Dump fails almost immediately after it starts by this error:

  DUMP: SIGSEGV()  ABORTING!
  Illegal instruction (core dumped)

This problem started about 2 weeks ago and we can't figure out
why.  I thought I had a bad binary or corrupted filesystem
but those looked fine when I compared (sum) them to other 3100s
and they looked fine and passed fsck!  

dump failed in all forms of test, even to /dev/null .

anyway if anybody has seen this sort of problem please let me know.

I am going to convert to 4.0 soon but I would like to solve this
mystery.

Also  can this be a hardware problem?

Thanks a lot.

-- 
       +----------------------------------------------------+
      /   Farhad Shakeri       E-Mail:                     /
     /  Stanford University    farhad@Tehran.Stanford.EDU /
    / Computer Science Dept.                             /
   +----------------------------------------------------+

alan@shodha.enet.dec.com ( Alan's Home for Wayward Notes File.) (10/04/90)

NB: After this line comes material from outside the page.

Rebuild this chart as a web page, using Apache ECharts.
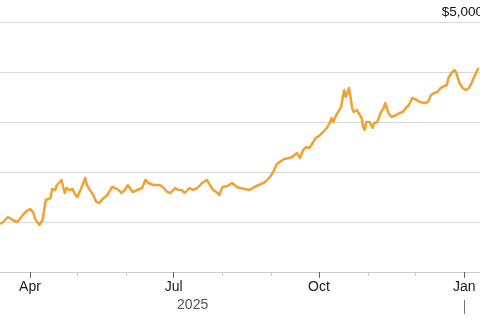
<!DOCTYPE html>
<html>
<head>
<meta charset="utf-8">
<script src="https://cdn.jsdelivr.net/npm/echarts@6/dist/echarts.min.js"></script>
<style>
html,body{margin:0;padding:0;background:#fff;}
#c{width:480px;height:320px;}
</style>
</head>
<body>
<div id="c"></div>
<script>
// Gold price (USD/oz)
var dates = ['2025-03-13','2025-03-15','2025-03-18','2025-03-21','2025-03-24','2025-03-26','2025-03-28','2025-03-30',
'2025-04-01','2025-04-03','2025-04-04','2025-04-05','2025-04-07','2025-04-09','2025-04-11','2025-04-12','2025-04-14','2025-04-15','2025-04-17','2025-04-18','2025-04-21','2025-04-22','2025-04-23','2025-04-24','2025-04-26','2025-04-28','2025-04-29',
'2025-05-01','2025-05-03','2025-05-04','2025-05-06','2025-05-07','2025-05-09','2025-05-11','2025-05-13','2025-05-14','2025-05-15','2025-05-17','2025-05-20','2025-05-23','2025-05-25','2025-05-27','2025-05-29','2025-05-31',
'2025-06-02','2025-06-03','2025-06-05','2025-06-08','2025-06-11','2025-06-13','2025-06-15','2025-06-18','2025-06-22','2025-06-24','2025-06-27','2025-06-29',
'2025-07-02','2025-07-04','2025-07-06','2025-07-08','2025-07-11','2025-07-13','2025-07-16','2025-07-17','2025-07-19','2025-07-22','2025-07-24','2025-07-26','2025-07-28','2025-07-30','2025-07-31',
'2025-08-01','2025-08-04','2025-08-05','2025-08-07','2025-08-10','2025-08-12','2025-08-15','2025-08-18','2025-08-19','2025-08-21','2025-08-24','2025-08-28','2025-08-31',
'2025-09-02','2025-09-04','2025-09-06','2025-09-09','2025-09-12','2025-09-14','2025-09-17','2025-09-19','2025-09-21','2025-09-23','2025-09-25','2025-09-27','2025-09-29',
'2025-10-01','2025-10-03','2025-10-06','2025-10-08','2025-10-09','2025-10-10','2025-10-12','2025-10-14','2025-10-15','2025-10-16','2025-10-17','2025-10-18','2025-10-19','2025-10-20','2025-10-21','2025-10-22','2025-10-23','2025-10-25','2025-10-28','2025-10-29','2025-10-30','2025-10-31',
'2025-11-02','2025-11-03','2025-11-04','2025-11-05','2025-11-07','2025-11-09','2025-11-11','2025-11-12','2025-11-13','2025-11-14','2025-11-16','2025-11-19','2025-11-21','2025-11-23','2025-11-25','2025-11-27','2025-11-29',
'2025-12-02','2025-12-04','2025-12-07','2025-12-09','2025-12-11','2025-12-13','2025-12-15','2025-12-17','2025-12-21','2025-12-22','2025-12-24','2025-12-26','2025-12-27','2025-12-29','2025-12-31',
'2026-01-02','2026-01-04','2026-01-06','2026-01-07','2026-01-08','2026-01-10'];
var prices = [2980,3000,3050,3020,3000,3040,3080,3110,
3130,3100,3040,3010,2970,3020,3220,3230,3240,3330,3320,3370,3420,3350,3290,3340,3320,3330,3290,
3250,3320,3360,3440,3370,3320,3270,3200,3220,3190,3230,3270,3350,3340,3320,3290,3320,
3370,3350,3300,3320,3340,3420,3390,3370,3370,3350,3300,3290,
3340,3320,3320,3290,3340,3320,3340,3350,3390,3420,3370,3320,3300,3270,3320,
3350,3360,3370,3390,3350,3340,3330,3320,3310,3350,3370,3400,3450,
3500,3570,3600,3630,3640,3650,3690,3640,3720,3750,3740,3790,3840,
3860,3890,3940,4000,4040,4000,4070,4120,4150,4240,4320,4250,4290,4340,4250,4140,4100,4120,4040,3950,3920,4000,
4000,3990,3940,3990,4000,4090,4140,4190,4140,4090,4050,4070,4090,4100,4140,4170,4240,
4220,4200,4190,4200,4270,4290,4300,4340,4370,4440,4490,4520,4490,4390,4340,
4320,4340,4400,4440,4420,4540];

var quarterTicks = ['2025-04-01','2025-07-01','2025-10-01','2026-01-01'];
var monthTicks = ['2025-05-01','2025-06-01','2025-08-01','2025-09-01','2025-11-01','2025-12-01'];
var yearLabelAt = ['2025-07-13'];
var yearBreak = ['2026-01-01'];
var monthNames = ['Jan','Feb','Mar','Apr','May','Jun','Jul','Aug','Sep','Oct','Nov','Dec'];

var xMin = '2025-03-13', xMax = '2026-01-11';
var FONT = '"Liberation Sans", Arial, Helvetica, sans-serif';

function ts(d){ return new Date(d + 'T00:00:00').getTime(); }

var chart = echarts.init(document.getElementById('c'), null, {renderer:'canvas'});
var seriesData = dates.map(function(d,i){ return [ts(d), prices[i]]; });

function baseX(extra){
  var o = { type: 'value', min: ts(xMin), max: ts(xMax), position: 'bottom', scale: true,
    axisLine: { show: false }, splitLine: { show: false } };
  for (var k in extra) o[k] = extra[k];
  return o;
}

chart.setOption({
  animation: false,
  backgroundColor: '#fff',
  grid: { left: 0, right: 0, top: 22, height: 250, containLabel: false, outerBoundsMode: 'none' },
  xAxis: [
    baseX({
      axisLine: { show: true, onZero: false, lineStyle: { color: '#cfcfcf', width: 1 } },
      axisTick: { show: true, customValues: quarterTicks.map(ts), length: 6, lineStyle: { color: '#666' } },
      axisLabel: { show: true, customValues: quarterTicks.map(ts), margin: 8, color: '#1a1a1a', fontSize: 14, fontFamily: FONT,
        formatter: function(v){ return monthNames[new Date(v).getMonth()]; } }
    }),
    baseX({
      axisTick: { show: true, customValues: monthTicks.map(ts), length: 4, lineStyle: { color: '#c8c8c8' } },
      axisLabel: { show: true, customValues: yearLabelAt.map(ts), margin: 26, color: '#555', fontSize: 14, fontFamily: FONT,
        formatter: function(v){ return String(new Date(v).getFullYear()); } }
    }),
    baseX({
      offset: 28,
      axisTick: { show: true, customValues: yearBreak.map(ts), length: 14, lineStyle: { color: '#777' } },
      axisLabel: { show: false }
    })
  ],
  yAxis: {
    type: 'value', position: 'right', min: 2500, max: 5000, interval: 500,
    axisLine: { show: false }, axisTick: { show: false },
    splitLine: { show: true, lineStyle: { color: '#d9d9d9', width: 1 } },
    axisLabel: { show: true, inside: true, margin: -3, verticalAlign: 'bottom', padding: [0,0,3,0],
      color: '#111', fontSize: 13.5, fontFamily: FONT,
      formatter: function(v){ return v === 5000 ? '$' + v.toLocaleString('en-US') : ''; } }
  },
  series: [{
    type: 'line', xAxisIndex: 0, data: seriesData, showSymbol: false, symbol: 'none',
    lineStyle: { color: '#F2A134', width: 2.5, join: 'round' }, smooth: false
  }]
});
</script>
</body>
</html>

In article <1990Oct3.171146.4158@Neon.Stanford.EDU>, farhad@CS.Stanford.EDU (Farhad Shakeri) writes:
}
} [ Dump fails with a segmentation fault. ]
}

	I have two questions back at you.  Are you using the
	'u' flag to update /etc/dumpdates?  Does the file
	/etc/dumpdates really exist?  If the answer to the
	first question is yes and the second no, create one
	and see if the problem goes away.

	If it does PLEASE, PLEASE submit an SPR.  Bugs like
	this should have disappeared ages ago.

}       /   Farhad Shakeri       E-Mail:                     /


-- 
Alan Rollow				alan@nabeth.enet.dec.com

grr@cbmvax.commodore.com (George Robbins) (10/04/90)

In article <1990Oct3.171146.4158@Neon.Stanford.EDU> farhad@CS.Stanford.EDU (Farhad Shakeri) writes:
> 
> Hi  We have found a very strange problem on only one of our
> 3100s (mine) runing ultrix (3.1c).
> 
> Dump fails almost immediately after it starts by this error:
> 
>   DUMP: SIGSEGV()  ABORTING!
>   Illegal instruction (core dumped)
> 
> This problem started about 2 weeks ago and we can't figure out
> why.  I thought I had a bad binary or corrupted filesystem
> but those looked fine when I compared (sum) them to other 3100s
> and they looked fine and passed fsck!  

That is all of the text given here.